Was heißt schon Islamisten? Das ist eine Frage der Definition. Wir sind alle Muslime. Radikale Elemente wie Al Qaida – darüber muss man sich aber keine Sorgen machen. Natürlich gibt es in der Bevölkerung Konflikte und Meinungsverschiedenheiten. Aber das ist kein Problem, solange wir sie im Dialog und mit friedlichen Mitteln angehen.

Der Präsident des Nationalen Übergangsrates, Mustafa Abdul Dschalil, ist heute nicht mit Ihnen in Tripolis erschienen. Bedeutet das, dass die Rebellen die Hauptstadt nicht kontrollieren und der Übergangsrat bisher nicht Herr der Lage ist im gesamten Land?

Ich als Vizepremier der provisorischen Regierung bin hier und arbeite. Premierminister Mahmud Dschibril wird ebenfalls rasch kommen. Ob Ratspräsident Dschalil eine Woche früher oder später von Bengasi nach Tripolis wechselt, spielt am Ende doch keine Rolle. Er wird kommen. Und er wird in Tripolis das Ende des Gaddafi-Regimes ausrufen.

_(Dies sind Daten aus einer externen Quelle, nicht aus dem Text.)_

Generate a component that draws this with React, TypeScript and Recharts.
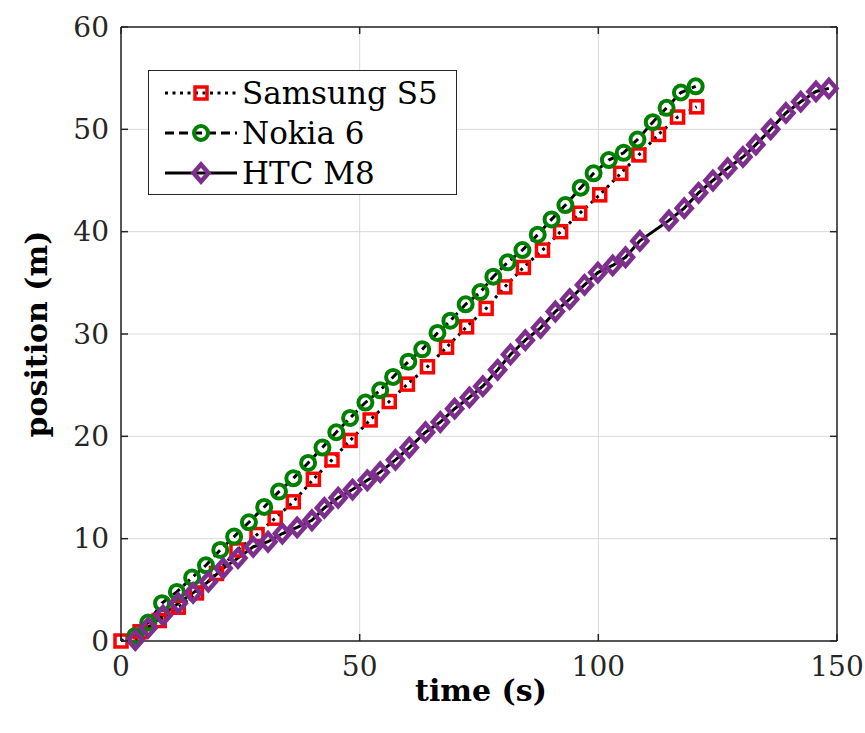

Ali Abdussalam Tarhouni (60) ist Vizepremierminister der nationalen Übergangsregierung. Er erklärte am Donnerstagabend in Tripolis offiziell, dass die Rebellenregierung von sofort an die Macht in der Hauptstadt übernimmt. Der Politiker arbeitete seit 1995 als Wirtschaftsprofessor an der University of Washington in Seattle. Seit März ist er Finanzminister und seit kurzem auch Ölminister in der Regierung der Aufständischen. Das Gespräch in Tripolis führte Martin Gehlen.